Directions >>
In the lines below, output everything from the first line through the line containing "23.82, 22.70, 23.66];" exactly as it is. Pictures are not part of the output.

Available data >>
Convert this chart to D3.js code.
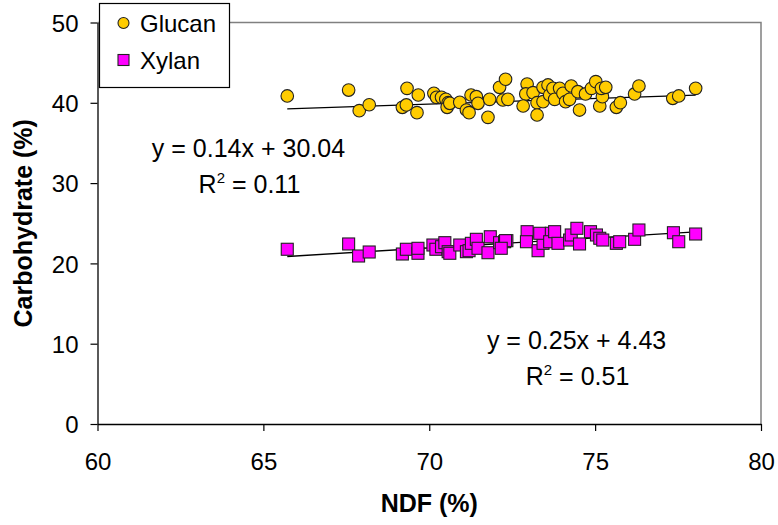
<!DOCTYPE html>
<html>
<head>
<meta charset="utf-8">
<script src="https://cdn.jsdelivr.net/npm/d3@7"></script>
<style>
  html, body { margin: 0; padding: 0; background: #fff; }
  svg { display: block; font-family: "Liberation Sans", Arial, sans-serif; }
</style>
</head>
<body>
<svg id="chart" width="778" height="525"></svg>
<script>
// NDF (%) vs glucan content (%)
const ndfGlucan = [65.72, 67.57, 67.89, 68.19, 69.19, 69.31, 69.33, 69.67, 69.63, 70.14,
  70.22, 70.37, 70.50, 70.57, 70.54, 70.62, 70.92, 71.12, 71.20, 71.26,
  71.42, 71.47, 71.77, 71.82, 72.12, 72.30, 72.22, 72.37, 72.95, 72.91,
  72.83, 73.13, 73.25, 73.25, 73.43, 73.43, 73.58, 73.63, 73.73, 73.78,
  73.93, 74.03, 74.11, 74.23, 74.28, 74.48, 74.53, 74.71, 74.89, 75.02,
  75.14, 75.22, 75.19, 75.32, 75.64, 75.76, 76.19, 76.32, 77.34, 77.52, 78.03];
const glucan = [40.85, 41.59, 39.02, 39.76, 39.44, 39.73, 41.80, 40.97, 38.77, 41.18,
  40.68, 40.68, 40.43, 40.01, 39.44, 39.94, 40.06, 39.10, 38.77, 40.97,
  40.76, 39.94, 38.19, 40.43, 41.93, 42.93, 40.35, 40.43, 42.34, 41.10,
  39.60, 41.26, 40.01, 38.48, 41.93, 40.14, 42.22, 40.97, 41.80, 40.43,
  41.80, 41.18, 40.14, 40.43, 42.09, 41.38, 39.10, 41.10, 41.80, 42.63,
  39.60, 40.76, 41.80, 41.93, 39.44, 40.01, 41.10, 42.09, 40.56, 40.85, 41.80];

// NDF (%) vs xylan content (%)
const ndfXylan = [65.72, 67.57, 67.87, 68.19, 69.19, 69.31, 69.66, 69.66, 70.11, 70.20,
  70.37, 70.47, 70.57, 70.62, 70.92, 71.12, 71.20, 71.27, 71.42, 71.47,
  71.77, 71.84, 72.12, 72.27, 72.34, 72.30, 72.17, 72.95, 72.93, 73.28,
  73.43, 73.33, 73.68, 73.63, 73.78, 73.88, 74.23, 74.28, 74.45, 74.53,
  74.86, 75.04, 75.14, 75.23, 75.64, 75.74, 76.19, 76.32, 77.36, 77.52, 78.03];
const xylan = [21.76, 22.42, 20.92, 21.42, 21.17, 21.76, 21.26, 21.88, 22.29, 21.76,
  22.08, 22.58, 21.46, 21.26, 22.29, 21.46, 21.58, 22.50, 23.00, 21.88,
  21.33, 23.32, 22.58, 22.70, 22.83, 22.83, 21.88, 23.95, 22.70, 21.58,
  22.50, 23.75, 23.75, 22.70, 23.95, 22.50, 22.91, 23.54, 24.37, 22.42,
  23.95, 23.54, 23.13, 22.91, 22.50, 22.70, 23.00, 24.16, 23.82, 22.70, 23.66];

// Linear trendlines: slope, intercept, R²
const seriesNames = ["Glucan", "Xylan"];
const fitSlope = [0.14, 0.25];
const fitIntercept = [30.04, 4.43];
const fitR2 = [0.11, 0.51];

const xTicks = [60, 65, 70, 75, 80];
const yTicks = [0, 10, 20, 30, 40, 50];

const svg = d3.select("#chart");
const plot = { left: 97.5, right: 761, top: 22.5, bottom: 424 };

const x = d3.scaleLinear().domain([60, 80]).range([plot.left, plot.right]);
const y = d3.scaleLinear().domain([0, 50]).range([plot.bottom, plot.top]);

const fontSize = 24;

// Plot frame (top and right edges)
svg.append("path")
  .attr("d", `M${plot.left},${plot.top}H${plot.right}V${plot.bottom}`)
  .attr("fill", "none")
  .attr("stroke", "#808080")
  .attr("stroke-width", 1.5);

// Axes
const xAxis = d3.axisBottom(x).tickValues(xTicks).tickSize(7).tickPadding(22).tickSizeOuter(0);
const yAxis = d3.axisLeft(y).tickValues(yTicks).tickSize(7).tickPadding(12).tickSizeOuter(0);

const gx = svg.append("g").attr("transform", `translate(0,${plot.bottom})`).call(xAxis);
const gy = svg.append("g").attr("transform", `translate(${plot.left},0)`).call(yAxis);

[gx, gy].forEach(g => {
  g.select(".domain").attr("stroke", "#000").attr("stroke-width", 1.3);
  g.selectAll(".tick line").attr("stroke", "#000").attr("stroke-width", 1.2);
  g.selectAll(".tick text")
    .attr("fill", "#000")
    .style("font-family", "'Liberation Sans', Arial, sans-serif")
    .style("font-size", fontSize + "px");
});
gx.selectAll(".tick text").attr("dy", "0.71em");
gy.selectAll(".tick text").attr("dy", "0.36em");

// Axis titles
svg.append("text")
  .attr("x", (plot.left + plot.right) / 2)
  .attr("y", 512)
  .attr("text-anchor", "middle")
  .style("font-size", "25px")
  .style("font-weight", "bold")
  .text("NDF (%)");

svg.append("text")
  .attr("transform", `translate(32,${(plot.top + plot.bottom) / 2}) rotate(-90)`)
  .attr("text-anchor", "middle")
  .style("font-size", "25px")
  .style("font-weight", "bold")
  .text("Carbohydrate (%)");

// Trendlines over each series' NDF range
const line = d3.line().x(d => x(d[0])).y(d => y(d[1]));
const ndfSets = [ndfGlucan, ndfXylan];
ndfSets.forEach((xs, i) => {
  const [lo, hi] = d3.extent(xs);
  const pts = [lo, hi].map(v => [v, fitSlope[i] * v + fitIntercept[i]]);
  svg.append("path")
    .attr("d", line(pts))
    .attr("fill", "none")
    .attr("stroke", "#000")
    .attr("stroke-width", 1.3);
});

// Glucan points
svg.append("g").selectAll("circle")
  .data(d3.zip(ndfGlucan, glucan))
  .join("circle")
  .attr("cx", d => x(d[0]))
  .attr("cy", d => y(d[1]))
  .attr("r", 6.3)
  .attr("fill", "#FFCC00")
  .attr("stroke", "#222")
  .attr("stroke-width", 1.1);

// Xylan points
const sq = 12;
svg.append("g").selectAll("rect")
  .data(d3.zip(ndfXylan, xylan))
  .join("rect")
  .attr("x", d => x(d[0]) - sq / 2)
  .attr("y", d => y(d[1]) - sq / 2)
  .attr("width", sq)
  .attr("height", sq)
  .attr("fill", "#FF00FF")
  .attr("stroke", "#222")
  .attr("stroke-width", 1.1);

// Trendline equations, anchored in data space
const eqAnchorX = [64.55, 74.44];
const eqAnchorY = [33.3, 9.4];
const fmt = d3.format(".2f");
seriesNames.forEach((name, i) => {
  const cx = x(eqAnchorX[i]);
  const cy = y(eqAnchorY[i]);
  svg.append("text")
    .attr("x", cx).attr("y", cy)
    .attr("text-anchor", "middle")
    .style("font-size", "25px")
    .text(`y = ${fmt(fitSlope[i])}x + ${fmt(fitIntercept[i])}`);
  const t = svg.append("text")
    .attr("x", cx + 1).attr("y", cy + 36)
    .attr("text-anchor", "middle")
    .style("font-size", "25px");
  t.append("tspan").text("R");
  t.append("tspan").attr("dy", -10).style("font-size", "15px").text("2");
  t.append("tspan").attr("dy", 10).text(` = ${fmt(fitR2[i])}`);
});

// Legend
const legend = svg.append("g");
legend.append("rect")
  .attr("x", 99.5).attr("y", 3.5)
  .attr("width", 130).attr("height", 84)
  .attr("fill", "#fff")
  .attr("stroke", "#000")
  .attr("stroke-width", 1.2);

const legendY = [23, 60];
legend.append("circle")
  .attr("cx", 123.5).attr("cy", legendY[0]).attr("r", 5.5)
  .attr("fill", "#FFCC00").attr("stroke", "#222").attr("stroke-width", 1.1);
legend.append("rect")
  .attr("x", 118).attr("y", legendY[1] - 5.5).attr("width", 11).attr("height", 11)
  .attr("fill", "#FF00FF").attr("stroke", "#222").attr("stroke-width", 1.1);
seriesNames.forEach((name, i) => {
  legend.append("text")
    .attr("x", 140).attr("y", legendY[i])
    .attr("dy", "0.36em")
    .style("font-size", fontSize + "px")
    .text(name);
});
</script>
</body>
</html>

Output >>
Convert this chart to D3.js code.
<!DOCTYPE html>
<html>
<head>
<meta charset="utf-8">
<script src="https://cdn.jsdelivr.net/npm/d3@7"></script>
<style>
  html, body { margin: 0; padding: 0; background: #fff; }
  svg { display: block; font-family: "Liberation Sans", Arial, sans-serif; }
</style>
</head>
<body>
<svg id="chart" width="778" height="525"></svg>
<script>
// NDF (%) vs glucan content (%)
const ndfGlucan = [65.72, 67.57, 67.89, 68.19, 69.19, 69.31, 69.33, 69.67, 69.63, 70.14,
  70.22, 70.37, 70.50, 70.57, 70.54, 70.62, 70.92, 71.12, 71.20, 71.26,
  71.42, 71.47, 71.77, 71.82, 72.12, 72.30, 72.22, 72.37, 72.95, 72.91,
  72.83, 73.13, 73.25, 73.25, 73.43, 73.43, 73.58, 73.63, 73.73, 73.78,
  73.93, 74.03, 74.11, 74.23, 74.28, 74.48, 74.53, 74.71, 74.89, 75.02,
  75.14, 75.22, 75.19, 75.32, 75.64, 75.76, 76.19, 76.32, 77.34, 77.52, 78.03];
const glucan = [40.85, 41.59, 39.02, 39.76, 39.44, 39.73, 41.80, 40.97, 38.77, 41.18,
  40.68, 40.68, 40.43, 40.01, 39.44, 39.94, 40.06, 39.10, 38.77, 40.97,
  40.76, 39.94, 38.19, 40.43, 41.93, 42.93, 40.35, 40.43, 42.34, 41.10,
  39.60, 41.26, 40.01, 38.48, 41.93, 40.14, 42.22, 40.97, 41.80, 40.43,
  41.80, 41.18, 40.14, 40.43, 42.09, 41.38, 39.10, 41.10, 41.80, 42.63,
  39.60, 40.76, 41.80, 41.93, 39.44, 40.01, 41.10, 42.09, 40.56, 40.85, 41.80];

// NDF (%) vs xylan content (%)
const ndfXylan = [65.72, 67.57, 67.87, 68.19, 69.19, 69.31, 69.66, 69.66, 70.11, 70.20,
  70.37, 70.47, 70.57, 70.62, 70.92, 71.12, 71.20, 71.27, 71.42, 71.47,
  71.77, 71.84, 72.12, 72.27, 72.34, 72.30, 72.17, 72.95, 72.93, 73.28,
  73.43, 73.33, 73.68, 73.63, 73.78, 73.88, 74.23, 74.28, 74.45, 74.53,
  74.86, 75.04, 75.14, 75.23, 75.64, 75.74, 76.19, 76.32, 77.36, 77.52, 78.03];
const xylan = [21.76, 22.42, 20.92, 21.42, 21.17, 21.76, 21.26, 21.88, 22.29, 21.76,
  22.08, 22.58, 21.46, 21.26, 22.29, 21.46, 21.58, 22.50, 23.00, 21.88,
  21.33, 23.32, 22.58, 22.70, 22.83, 22.83, 21.88, 23.95, 22.70, 21.58,
  22.50, 23.75, 23.75, 22.70, 23.95, 22.50, 22.91, 23.54, 24.37, 22.42,
  23.95, 23.54, 23.13, 22.91, 22.50, 22.70, 23.00, 24.16, 23.82, 22.70, 23.66];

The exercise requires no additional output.